**Task statement**
Your task is to copy the listing exactly. Drop any pictures from the copy.

**Data provided**
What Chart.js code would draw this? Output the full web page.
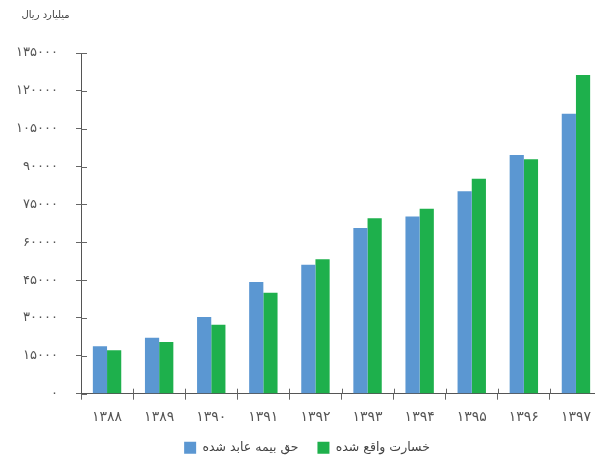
<!DOCTYPE html>
<html>
<head>
<meta charset="utf-8">
<script src="https://cdn.jsdelivr.net/npm/chart.js@4"></script>
<style>
  html, body { margin: 0; padding: 0; background: #fff; overflow: hidden; }
  #wrap { width: 604px; height: 466px; }
</style>
</head>
<body>
<div id="wrap"><canvas id="lossChart"></canvas></div>
<script>
const years = [1388, 1389, 1390, 1391, 1392, 1393, 1394, 1395, 1396, 1397];
const premium = [18800, 22200, 30400, 44300, 51100, 65700, 70200, 80200, 94600, 110900];
const losses = [17200, 20500, 27300, 40000, 53300, 69500, 73300, 85200, 92900, 126300];
const yTicks = [0, 15000, 30000, 45000, 60000, 75000, 90000, 105000, 120000, 135000];
const seriesNames = ['حق بیمه عابد شده', 'خسارت واقع شده'];
const unitLabel = 'میلیارد ریال';

const faDigits = '۰۱۲۳۴۵۶۷۸۹';
const toFa = n => String(n).replace(/\d/g, d => faDigits[d]);

Chart.defaults.font.family = "'DejaVu Sans', sans-serif";
Chart.defaults.color = '#555';

// small tick marks that cross the axis lines, as in the original
const crossTicks = {
  id: 'crossTicks',
  afterDraw(chart) {
    const { ctx, chartArea, scales: { x, y } } = chart;
    ctx.save();
    ctx.strokeStyle = '#666';
    ctx.lineWidth = 1;
    ctx.beginPath();
    yTicks.forEach(v => {
      const py = Math.round(y.getPixelForValue(v)) + 0.5;
      ctx.moveTo(chartArea.left, py);
      ctx.lineTo(chartArea.left + 6, py);
    });
    for (let i = 1; i < years.length; i++) {
      const px = Math.round((x.getPixelForValue(i - 1) + x.getPixelForValue(i)) / 2) + 0.5;
      ctx.moveTo(px, chartArea.bottom - 5);
      ctx.lineTo(px, chartArea.bottom);
    }
    ctx.stroke();
    ctx.restore();
  }
};

new Chart(document.getElementById('lossChart'), {
  type: 'bar',
  data: {
    labels: years.map(toFa),
    datasets: [
      { label: seriesNames[0], data: premium, backgroundColor: '#5B97D2' },
      { label: seriesNames[1], data: losses, backgroundColor: '#1EB04C' }
    ]
  },
  options: {
    responsive: true, maintainAspectRatio: false, animation: false,
    layout: { padding: { left: 12, right: 2, top: 0, bottom: 2 } },
    datasets: { bar: { categoryPercentage: 0.545, barPercentage: 1.0, borderWidth: 0 } },
    plugins: {
      title: { display: true, text: '   ' + unitLabel, align: 'start', color: '#444',
        font: { size: 10, weight: 'normal' }, padding: { top: 9, bottom: 32 } },
      legend: { position: 'bottom',
        labels: { boxWidth: 12, boxHeight: 12, padding: 7, color: '#444', font: { size: 12.5 },
          generateLabels: chart => Chart.defaults.plugins.legend.labels.generateLabels(chart)
            .map((l, i) => i === 0 ? { ...l, text: l.text + '   ' } : l) } },
      tooltip: { enabled: false }
    },
    scales: {
      x: {
        grid: { display: true, drawOnChartArea: false, offset: true, tickLength: 6, color: '#666' },
        border: { display: true, color: '#555' },
        ticks: { font: { size: 14 }, padding: 9, color: '#555' }
      },
      y: {
        min: 0, max: 135000,
        afterBuildTicks: s => { s.ticks = yTicks.map(v => ({ value: v })); },
        afterFit: s => { s.width = 69; },
        grid: { display: true, drawOnChartArea: false, tickLength: 5, color: '#666' },
        border: { display: true, color: '#555' },
        ticks: { font: { size: 13 }, padding: 18, color: '#555', callback: v => toFa(v) }
      }
    }
  },
  plugins: [crossTicks]
});
</script>
</body>
</html>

**Exercise result**
What Chart.js code would draw this? Output the full web page.
<!DOCTYPE html>
<html>
<head>
<meta charset="utf-8">
<script src="https://cdn.jsdelivr.net/npm/chart.js@4"></script>
<style>
  html, body { margin: 0; padding: 0; background: #fff; overflow: hidden; }
  #wrap { width: 604px; height: 466px; }
</style>
</head>
<body>
<div id="wrap"><canvas id="lossChart"></canvas></div>
<script>
const years = [1388, 1389, 1390, 1391, 1392, 1393, 1394, 1395, 1396, 1397];
const premium = [18800, 22200, 30400, 44300, 51100, 65700, 70200, 80200, 94600, 110900];
const losses = [17200, 20500, 27300, 40000, 53300, 69500, 73300, 85200, 92900, 126300];
const yTicks = [0, 15000, 30000, 45000, 60000, 75000, 90000, 105000, 120000, 135000];
const seriesNames = ['حق بیمه عابد شده', 'خسارت واقع شده'];
const unitLabel = 'میلیارد ریال';

const faDigits = '۰۱۲۳۴۵۶۷۸۹';
const toFa = n => String(n).replace(/\d/g, d => faDigits[d]);

Chart.defaults.font.family = "'DejaVu Sans', sans-serif";
Chart.defaults.color = '#555';

// small tick marks that cross the axis lines, as in the original
const crossTicks = {
  id: 'crossTicks',
  afterDraw(chart) {
    const { ctx, chartArea, scales: { x, y } } = chart;
    ctx.save();
    ctx.strokeStyle = '#666';
    ctx.lineWidth = 1;
    ctx.beginPath();
    yTicks.forEach(v => {
      const py = Math.round(y.getPixelForValue(v)) + 0.5;
      ctx.moveTo(chartArea.left, py);
      ctx.lineTo(chartArea.left + 6, py);
    });
    for (let i = 1; i < years.length; i++) {
      const px = Math.round((x.getPixelForValue(i - 1) + x.getPixelForValue(i)) / 2) + 0.5;
      ctx.moveTo(px, chartArea.bottom - 5);
      ctx.lineTo(px, chartArea.bottom);
    }
    ctx.stroke();
    ctx.restore();
  }
};

new Chart(document.getElementById('lossChart'), {
  type: 'bar',
  data: {
    labels: years.map(toFa),
    datasets: [
      { label: seriesNames[0], data: premium, backgroundColor: '#5B97D2' },
      { label: seriesNames[1], data: losses, backgroundColor: '#1EB04C' }
    ]
  },
  options: {
    responsive: true, maintainAspectRatio: false, animation: false,
    layout: { padding: { left: 12, right: 2, top: 0, bottom: 2 } },
    datasets: { bar: { categoryPercentage: 0.545, barPercentage: 1.0, borderWidth: 0 } },
    plugins: {
      title: { display: true, text: '   ' + unitLabel, align: 'start', color: '#444',
        font: { size: 10, weight: 'normal' }, padding: { top: 9, bottom: 32 } },
      legend: { position: 'bottom',
        labels: { boxWidth: 12, boxHeight: 12, padding: 7, color: '#444', font: { size: 12.5 },
          generateLabels: chart => Chart.defaults.plugins.legend.labels.generateLabels(chart)
            .map((l, i) => i === 0 ? { ...l, text: l.text + '   ' } : l) } },
      tooltip: { enabled: false }
    },
    scales: {
      x: {
        grid: { display: true, drawOnChartArea: false, offset: true, tickLength: 6, color: '#666' },
        border: { display: true, color: '#555' },
        ticks: { font: { size: 14 }, padding: 9, color: '#555' }
      },
      y: {
        min: 0, max: 135000,
        afterBuildTicks: s => { s.ticks = yTicks.map(v => ({ value: v })); },
        afterFit: s => { s.width = 69; },
        grid: { display: true, drawOnChartArea: false, tickLength: 5, color: '#666' },
        border: { display: true, color: '#555' },
        ticks: { font: { size: 13 }, padding: 18, color: '#555', callback: v => toFa(v) }
      }
    }
  },
  plugins: [crossTicks]
});
</script>
</body>
</html>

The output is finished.